» **What is required**:
From the first line of the data below, copy each line up to the one containing "const seriesLabels = ['11.5", and include that line too.
>> start Dataset content
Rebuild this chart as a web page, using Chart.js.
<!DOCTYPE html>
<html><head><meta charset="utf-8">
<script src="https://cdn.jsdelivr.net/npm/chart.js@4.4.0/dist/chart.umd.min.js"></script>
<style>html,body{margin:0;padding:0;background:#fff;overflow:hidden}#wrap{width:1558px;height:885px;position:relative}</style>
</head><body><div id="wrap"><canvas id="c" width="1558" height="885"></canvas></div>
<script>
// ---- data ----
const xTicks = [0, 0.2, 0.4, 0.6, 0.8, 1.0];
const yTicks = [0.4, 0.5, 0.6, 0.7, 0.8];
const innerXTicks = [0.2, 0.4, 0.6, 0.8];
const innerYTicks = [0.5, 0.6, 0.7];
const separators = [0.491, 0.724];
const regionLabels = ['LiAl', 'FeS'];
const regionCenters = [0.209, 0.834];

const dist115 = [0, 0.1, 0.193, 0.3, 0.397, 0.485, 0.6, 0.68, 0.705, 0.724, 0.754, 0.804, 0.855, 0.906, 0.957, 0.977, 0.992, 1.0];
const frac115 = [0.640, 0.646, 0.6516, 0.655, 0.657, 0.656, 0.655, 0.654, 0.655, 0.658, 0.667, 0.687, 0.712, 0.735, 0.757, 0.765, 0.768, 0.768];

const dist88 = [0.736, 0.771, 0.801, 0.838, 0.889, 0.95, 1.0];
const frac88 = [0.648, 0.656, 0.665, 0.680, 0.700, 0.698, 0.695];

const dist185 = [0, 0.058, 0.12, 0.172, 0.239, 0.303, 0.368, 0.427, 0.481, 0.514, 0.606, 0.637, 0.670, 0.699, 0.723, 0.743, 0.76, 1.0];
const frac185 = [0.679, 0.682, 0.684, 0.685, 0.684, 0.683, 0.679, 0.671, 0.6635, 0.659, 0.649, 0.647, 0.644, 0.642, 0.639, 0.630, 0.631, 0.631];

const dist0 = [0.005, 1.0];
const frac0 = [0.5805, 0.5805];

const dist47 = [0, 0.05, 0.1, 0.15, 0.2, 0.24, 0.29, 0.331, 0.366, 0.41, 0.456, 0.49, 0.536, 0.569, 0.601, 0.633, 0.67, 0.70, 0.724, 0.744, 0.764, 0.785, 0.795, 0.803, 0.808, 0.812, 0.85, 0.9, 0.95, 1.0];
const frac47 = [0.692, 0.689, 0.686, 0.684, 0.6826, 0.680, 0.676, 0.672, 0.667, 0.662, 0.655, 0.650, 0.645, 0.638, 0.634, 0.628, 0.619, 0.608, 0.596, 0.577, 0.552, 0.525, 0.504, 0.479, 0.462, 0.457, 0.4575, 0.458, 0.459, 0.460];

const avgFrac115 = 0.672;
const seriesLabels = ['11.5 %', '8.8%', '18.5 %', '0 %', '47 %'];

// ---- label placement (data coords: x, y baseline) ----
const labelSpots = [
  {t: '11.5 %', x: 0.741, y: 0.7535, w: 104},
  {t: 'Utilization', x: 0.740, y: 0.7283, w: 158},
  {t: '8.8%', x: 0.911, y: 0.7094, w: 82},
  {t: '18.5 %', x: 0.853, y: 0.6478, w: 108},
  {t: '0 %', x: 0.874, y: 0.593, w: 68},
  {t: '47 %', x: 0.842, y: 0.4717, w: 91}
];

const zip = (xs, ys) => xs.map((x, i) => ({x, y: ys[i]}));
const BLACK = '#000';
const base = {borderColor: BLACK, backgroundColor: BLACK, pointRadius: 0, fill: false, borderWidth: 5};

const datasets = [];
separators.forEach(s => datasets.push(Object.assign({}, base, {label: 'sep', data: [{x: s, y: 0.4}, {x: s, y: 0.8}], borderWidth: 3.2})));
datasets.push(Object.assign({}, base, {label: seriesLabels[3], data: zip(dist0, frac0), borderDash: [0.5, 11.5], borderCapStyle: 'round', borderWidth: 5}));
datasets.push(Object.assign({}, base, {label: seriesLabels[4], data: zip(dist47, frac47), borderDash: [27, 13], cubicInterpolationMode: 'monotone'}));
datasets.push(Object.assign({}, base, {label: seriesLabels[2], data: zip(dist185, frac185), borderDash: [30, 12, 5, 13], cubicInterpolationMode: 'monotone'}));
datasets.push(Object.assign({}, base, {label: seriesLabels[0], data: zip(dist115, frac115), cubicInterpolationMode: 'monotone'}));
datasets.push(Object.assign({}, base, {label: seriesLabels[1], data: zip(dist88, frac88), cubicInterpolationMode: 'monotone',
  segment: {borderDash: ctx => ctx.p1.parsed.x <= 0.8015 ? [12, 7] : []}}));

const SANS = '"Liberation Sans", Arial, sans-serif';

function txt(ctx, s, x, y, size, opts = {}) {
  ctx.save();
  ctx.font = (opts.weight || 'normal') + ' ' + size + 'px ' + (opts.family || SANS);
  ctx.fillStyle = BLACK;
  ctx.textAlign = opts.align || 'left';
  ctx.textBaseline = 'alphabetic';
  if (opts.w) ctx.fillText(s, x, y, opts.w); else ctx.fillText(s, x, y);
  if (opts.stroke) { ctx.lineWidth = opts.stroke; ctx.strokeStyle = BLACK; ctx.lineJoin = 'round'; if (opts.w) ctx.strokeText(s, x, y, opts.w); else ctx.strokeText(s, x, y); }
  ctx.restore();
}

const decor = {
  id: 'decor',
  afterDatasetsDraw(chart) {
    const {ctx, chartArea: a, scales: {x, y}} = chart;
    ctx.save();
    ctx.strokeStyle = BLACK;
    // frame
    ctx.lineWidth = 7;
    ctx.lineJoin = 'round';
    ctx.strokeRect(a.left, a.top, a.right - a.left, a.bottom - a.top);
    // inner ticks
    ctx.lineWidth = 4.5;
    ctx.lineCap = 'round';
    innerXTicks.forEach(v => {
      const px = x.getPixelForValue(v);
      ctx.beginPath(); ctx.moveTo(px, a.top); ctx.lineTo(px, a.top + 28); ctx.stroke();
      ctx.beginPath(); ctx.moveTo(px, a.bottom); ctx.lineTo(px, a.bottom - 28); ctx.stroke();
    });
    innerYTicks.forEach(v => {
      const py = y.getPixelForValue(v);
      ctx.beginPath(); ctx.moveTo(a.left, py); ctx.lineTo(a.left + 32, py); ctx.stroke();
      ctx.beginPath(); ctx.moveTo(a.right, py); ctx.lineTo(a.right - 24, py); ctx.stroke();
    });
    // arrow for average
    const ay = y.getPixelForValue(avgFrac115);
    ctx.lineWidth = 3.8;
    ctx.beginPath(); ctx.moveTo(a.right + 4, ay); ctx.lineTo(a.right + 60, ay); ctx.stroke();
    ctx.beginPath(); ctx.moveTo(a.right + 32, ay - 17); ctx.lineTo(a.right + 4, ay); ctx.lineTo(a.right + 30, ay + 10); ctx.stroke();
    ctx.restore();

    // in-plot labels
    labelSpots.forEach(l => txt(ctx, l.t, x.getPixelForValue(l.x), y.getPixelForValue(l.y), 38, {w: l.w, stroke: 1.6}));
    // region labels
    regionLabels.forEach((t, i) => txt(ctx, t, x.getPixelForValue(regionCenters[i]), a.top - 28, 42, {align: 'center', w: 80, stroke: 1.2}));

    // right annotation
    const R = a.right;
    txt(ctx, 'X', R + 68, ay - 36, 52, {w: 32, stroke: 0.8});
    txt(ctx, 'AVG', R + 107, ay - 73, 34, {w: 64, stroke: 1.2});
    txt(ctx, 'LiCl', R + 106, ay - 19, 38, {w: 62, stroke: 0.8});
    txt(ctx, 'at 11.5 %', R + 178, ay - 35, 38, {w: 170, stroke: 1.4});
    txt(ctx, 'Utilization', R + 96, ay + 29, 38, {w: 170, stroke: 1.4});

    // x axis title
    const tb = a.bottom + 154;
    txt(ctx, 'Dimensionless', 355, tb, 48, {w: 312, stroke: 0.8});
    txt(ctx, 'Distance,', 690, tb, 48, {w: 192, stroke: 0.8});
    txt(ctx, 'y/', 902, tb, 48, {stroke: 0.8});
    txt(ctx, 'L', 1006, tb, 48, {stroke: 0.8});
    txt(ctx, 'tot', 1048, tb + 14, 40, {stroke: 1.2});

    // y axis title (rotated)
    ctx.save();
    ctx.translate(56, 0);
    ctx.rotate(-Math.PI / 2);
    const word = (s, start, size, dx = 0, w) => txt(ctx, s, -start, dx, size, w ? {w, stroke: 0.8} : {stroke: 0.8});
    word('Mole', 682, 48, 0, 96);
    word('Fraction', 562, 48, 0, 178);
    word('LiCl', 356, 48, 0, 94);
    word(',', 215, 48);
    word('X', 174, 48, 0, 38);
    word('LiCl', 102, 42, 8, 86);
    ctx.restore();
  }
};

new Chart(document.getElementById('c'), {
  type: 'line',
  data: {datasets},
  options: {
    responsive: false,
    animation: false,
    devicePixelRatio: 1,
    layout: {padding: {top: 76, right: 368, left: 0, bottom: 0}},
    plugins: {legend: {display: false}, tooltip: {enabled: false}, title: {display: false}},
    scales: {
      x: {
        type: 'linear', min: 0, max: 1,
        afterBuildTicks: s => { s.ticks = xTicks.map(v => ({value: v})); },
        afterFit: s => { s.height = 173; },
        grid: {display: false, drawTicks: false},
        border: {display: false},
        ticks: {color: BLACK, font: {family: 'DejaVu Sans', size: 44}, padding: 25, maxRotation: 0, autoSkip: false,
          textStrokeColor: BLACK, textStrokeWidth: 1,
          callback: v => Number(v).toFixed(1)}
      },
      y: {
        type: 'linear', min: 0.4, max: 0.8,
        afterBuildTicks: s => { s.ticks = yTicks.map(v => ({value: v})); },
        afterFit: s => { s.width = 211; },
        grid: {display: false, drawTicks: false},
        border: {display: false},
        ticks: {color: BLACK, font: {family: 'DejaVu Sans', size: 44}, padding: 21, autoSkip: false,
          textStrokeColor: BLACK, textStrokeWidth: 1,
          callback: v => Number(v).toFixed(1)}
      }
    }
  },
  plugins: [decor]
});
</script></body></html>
>> end Dataset content
» **The solution**:
Rebuild this chart as a web page, using Chart.js.
<!DOCTYPE html>
<html><head><meta charset="utf-8">
<script src="https://cdn.jsdelivr.net/npm/chart.js@4.4.0/dist/chart.umd.min.js"></script>
<style>html,body{margin:0;padding:0;background:#fff;overflow:hidden}#wrap{width:1558px;height:885px;position:relative}</style>
</head><body><div id="wrap"><canvas id="c" width="1558" height="885"></canvas></div>
<script>
// ---- data ----
const xTicks = [0, 0.2, 0.4, 0.6, 0.8, 1.0];
const yTicks = [0.4, 0.5, 0.6, 0.7, 0.8];
const innerXTicks = [0.2, 0.4, 0.6, 0.8];
const innerYTicks = [0.5, 0.6, 0.7];
const separators = [0.491, 0.724];
const regionLabels = ['LiAl', 'FeS'];
const regionCenters = [0.209, 0.834];

const dist115 = [0, 0.1, 0.193, 0.3, 0.397, 0.485, 0.6, 0.68, 0.705, 0.724, 0.754, 0.804, 0.855, 0.906, 0.957, 0.977, 0.992, 1.0];
const frac115 = [0.640, 0.646, 0.6516, 0.655, 0.657, 0.656, 0.655, 0.654, 0.655, 0.658, 0.667, 0.687, 0.712, 0.735, 0.757, 0.765, 0.768, 0.768];

const dist88 = [0.736, 0.771, 0.801, 0.838, 0.889, 0.95, 1.0];
const frac88 = [0.648, 0.656, 0.665, 0.680, 0.700, 0.698, 0.695];

const dist185 = [0, 0.058, 0.12, 0.172, 0.239, 0.303, 0.368, 0.427, 0.481, 0.514, 0.606, 0.637, 0.670, 0.699, 0.723, 0.743, 0.76, 1.0];
const frac185 = [0.679, 0.682, 0.684, 0.685, 0.684, 0.683, 0.679, 0.671, 0.6635, 0.659, 0.649, 0.647, 0.644, 0.642, 0.639, 0.630, 0.631, 0.631];

const dist0 = [0.005, 1.0];
const frac0 = [0.5805, 0.5805];

const dist47 = [0, 0.05, 0.1, 0.15, 0.2, 0.24, 0.29, 0.331, 0.366, 0.41, 0.456, 0.49, 0.536, 0.569, 0.601, 0.633, 0.67, 0.70, 0.724, 0.744, 0.764, 0.785, 0.795, 0.803, 0.808, 0.812, 0.85, 0.9, 0.95, 1.0];
const frac47 = [0.692, 0.689, 0.686, 0.684, 0.6826, 0.680, 0.676, 0.672, 0.667, 0.662, 0.655, 0.650, 0.645, 0.638, 0.634, 0.628, 0.619, 0.608, 0.596, 0.577, 0.552, 0.525, 0.504, 0.479, 0.462, 0.457, 0.4575, 0.458, 0.459, 0.460];

const avgFrac115 = 0.672;
const seriesLabels = ['11.5 %', '8.8%', '18.5 %', '0 %', '47 %'];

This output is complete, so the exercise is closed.